10. Continuing to learn as an entrepreneur is important. An easy way to do so is by reading books and following the paths of other successful entrepreneurs. Are there any books that you’d recommend to others that you like?
I would highly recommend two books by Paul Arden: ‘It’s Not How Good You Are, It’s How Good You Want To Be’ and ‘Whatever You Think, Think the Opposite’. They are the two most motivational books I have ever read and I think any young entrepreneur would benefit from them. I honestly believe that every secret to success can be found in their pages. Also, ‘Good to Great’ by Jim Collins. Specifically the chapter on the ‘Hedgehog Principle’ as he calls it. ‘Purple Cow’ by Seth Godin is also an interesting take on marketing that I refer to often.
11. Along that same line, do you have any business role models that you admire?
I admire Phil Knight, the founder of Nike. Nike’s marketing is always insanely good and I probably would have tried to build my business the way Knight built his early on if I was starting out in the pre-Internet age. It’s hard not to admire Steve Jobs for what he has done, and Apple’s marketing is also fantastic because they keep everything so simple and clean. In the beverage/supplement industry, I would say J. Darius Bikoff of Glaceau/vitaminwater and Dietrich Mateschitz of Red Bull, for the way they both built great beverage brands from nothing.
12. What’s next for The Hangover Cure? Where do you see your business in 3-5 years?
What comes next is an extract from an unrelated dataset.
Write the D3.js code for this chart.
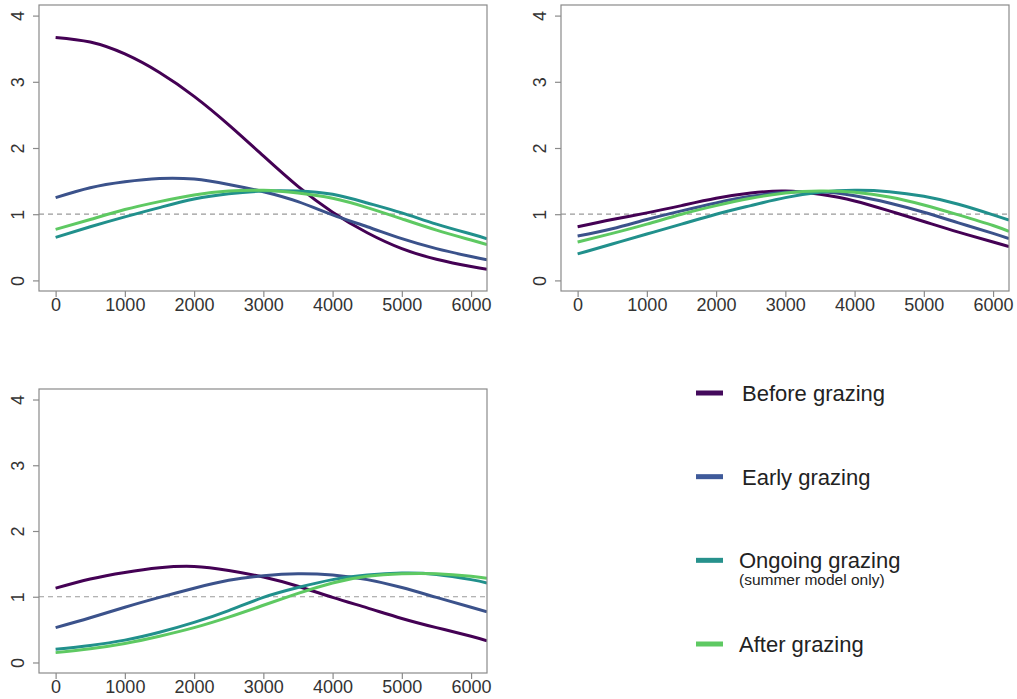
<!DOCTYPE html>
<html>
<head>
<meta charset="utf-8">
<script src="https://cdn.jsdelivr.net/npm/d3@7"></script>
<style>
  body { margin: 0; background: #fff; }
  text { font-family: "Liberation Sans", Arial, sans-serif; }
</style>
</head>
<body>
<div id="chart"></div>
<script>
// distance along x (sampled every 500, last point at panel edge)
const distance = [0, 500, 1000, 1500, 2000, 2500, 3000, 3500, 4000, 4500, 5000, 5500, 6000, 6230];

const groups = ["Before grazing", "Early grazing", "Ongoing grazing", "After grazing"];
const groupColors = ["#440154", "#3b528b", "#21908c", "#5ec962"];
const legendColors = ["#440a5c", "#3f5a9a", "#27918c", "#5ec962"];

// top-left panel
const beforeA  = [3.67, 3.60, 3.42, 3.14, 2.78, 2.35, 1.88, 1.42, 1.03, 0.72, 0.48, 0.32, 0.21, 0.17];
const earlyA   = [1.25, 1.40, 1.49, 1.54, 1.53, 1.45, 1.34, 1.19, 0.99, 0.81, 0.63, 0.48, 0.36, 0.31];
const ongoingA = [0.65, 0.81, 0.96, 1.10, 1.23, 1.31, 1.35, 1.35, 1.30, 1.17, 1.02, 0.85, 0.70, 0.63];
const afterA   = [0.77, 0.92, 1.07, 1.19, 1.29, 1.35, 1.36, 1.32, 1.24, 1.10, 0.93, 0.76, 0.61, 0.54];

// top-right panel
const beforeB  = [0.81, 0.92, 1.02, 1.13, 1.24, 1.32, 1.35, 1.30, 1.20, 1.05, 0.89, 0.73, 0.58, 0.51];
const earlyB   = [0.67, 0.78, 0.92, 1.05, 1.17, 1.27, 1.33, 1.34, 1.28, 1.17, 1.03, 0.87, 0.71, 0.63];
const ongoingB = [0.40, 0.55, 0.70, 0.85, 1.00, 1.13, 1.25, 1.33, 1.36, 1.34, 1.27, 1.15, 0.99, 0.91];
const afterB   = [0.58, 0.71, 0.85, 1.00, 1.13, 1.24, 1.32, 1.35, 1.33, 1.26, 1.14, 0.99, 0.83, 0.74];

// bottom-left panel
const beforeC  = [1.13, 1.27, 1.37, 1.44, 1.46, 1.40, 1.30, 1.16, 0.99, 0.83, 0.67, 0.53, 0.40, 0.33];
const earlyC   = [0.53, 0.68, 0.84, 0.99, 1.13, 1.25, 1.32, 1.35, 1.33, 1.26, 1.14, 0.99, 0.84, 0.77];
const ongoingC = [0.20, 0.26, 0.34, 0.46, 0.61, 0.79, 0.99, 1.14, 1.26, 1.33, 1.36, 1.34, 1.26, 1.21];
const afterC   = [0.15, 0.21, 0.29, 0.40, 0.53, 0.69, 0.87, 1.05, 1.21, 1.31, 1.35, 1.35, 1.31, 1.28];

const xTicks = [0, 1000, 2000, 3000, 4000, 5000, 6000];
const yTicks = [0, 1, 2, 3, 4];

const width = 1017, height = 699;

let svg = d3.select("#chart")
    .append("svg")
    .attr("width", width)
    .attr("height", height);

svg.append("rect").attr("width", width).attr("height", height).attr("fill", "#fff");

let panels = [
    { id: "a", left: 39,  top: 5,   w: 448, h: 286, series: [beforeA, earlyA, ongoingA, afterA] },
    { id: "b", left: 561, top: 5,   w: 448, h: 286, series: [beforeB, earlyB, ongoingB, afterB] },
    { id: "c", left: 39,  top: 389, w: 448, h: 284, series: [beforeC, earlyC, ongoingC, afterC] }
];

let axisColor = "#8a8a8a";

panels.forEach(function(p) {
    let g = svg.append("g").attr("transform", `translate(${p.left},${p.top})`);

    let x = d3.scaleLinear().domain([-240, 6230]).range([0, p.w]);
    let y = d3.scaleLinear().domain([-0.16, 4.16]).range([p.h, 0]);

    g.append("clipPath").attr("id", "clip-" + p.id)
        .append("rect").attr("width", p.w).attr("height", p.h);

    // y axis
    let yAxis = g.append("g")
        .call(d3.axisLeft(y).tickValues(yTicks).tickSize(6).tickPadding(9).tickFormat(d3.format("d")));
    yAxis.select(".domain").remove();
    yAxis.selectAll("line").attr("stroke", axisColor).attr("stroke-width", 1.2);
    yAxis.selectAll("text")
        .attr("x", null).attr("dy", null)
        .attr("transform", "translate(-15,0) rotate(-90)")
        .style("text-anchor", "middle")
        .style("font-size", "18px")
        .attr("fill", "#333");

    // x axis
    let xAxis = g.append("g")
        .attr("transform", `translate(0,${p.h})`)
        .call(d3.axisBottom(x).tickValues(xTicks).tickSize(6).tickPadding(6).tickFormat(d3.format("d")));
    xAxis.select(".domain").remove();
    xAxis.selectAll("line").attr("stroke", axisColor).attr("stroke-width", 1.2);
    xAxis.selectAll("text")
        .attr("y", 20).attr("dy", null)
        .style("font-size", "18px")
        .attr("fill", "#333");

    // reference line at 1
    g.append("line")
        .attr("x1", 0).attr("x2", p.w)
        .attr("y1", y(1)).attr("y2", y(1))
        .attr("stroke", "#9a9a9a")
        .attr("stroke-width", 1.2)
        .attr("stroke-dasharray", "5,4");

    let line = d3.line()
        .x(function(d, i) { return x(distance[i]); })
        .y(function(d) { return y(d); })
        .curve(d3.curveNatural);

    g.append("g").attr("clip-path", `url(#clip-${p.id})`)
        .selectAll("path")
        .data(p.series)
        .enter()
        .append("path")
        .attr("d", line)
        .attr("fill", "none")
        .attr("stroke", function(d, i) { return groupColors[i]; })
        .attr("stroke-width", 3);

    // box
    g.append("rect")
        .attr("width", p.w).attr("height", p.h)
        .attr("fill", "none")
        .attr("stroke", axisColor)
        .attr("stroke-width", 1.2);
});

// legend
let legendY = d3.scalePoint().domain(groups).range([393, 644]);
let legend = svg.append("g");

legend.selectAll("rect")
    .data(groups)
    .enter()
    .append("rect")
    .attr("x", 696)
    .attr("y", function(d) { return legendY(d) - 2.5; })
    .attr("width", 27)
    .attr("height", 5)
    .attr("fill", function(d, i) { return legendColors[i]; });

legend.selectAll("text.lab")
    .data(groups)
    .enter()
    .append("text")
    .attr("class", "lab")
    .attr("x", function(d, i) { return i < 2 ? 742 : 739; })
    .attr("y", function(d) { return legendY(d) + 8; })
    .style("font-size", "22px")
    .attr("fill", "#222")
    .text(function(d) { return d; });

legend.append("text")
    .attr("x", 739)
    .attr("y", legendY("Ongoing grazing") + 25)
    .style("font-size", "15.5px")
    .attr("fill", "#222")
    .text("(summer model only)");
</script>
</body>
</html>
I’m looking into a canned beverage form of my product in 2010 as the functional beverage market is booming right now and growing distribution networks worldwide. Like I said earlier, it’s almost impossible for me to predict where I will be in a few years with the way everything is changing right now and the opportunities that are out there. I do see my brand’s national and international visibility growing in the coming years though, that’s about as concrete as I can be.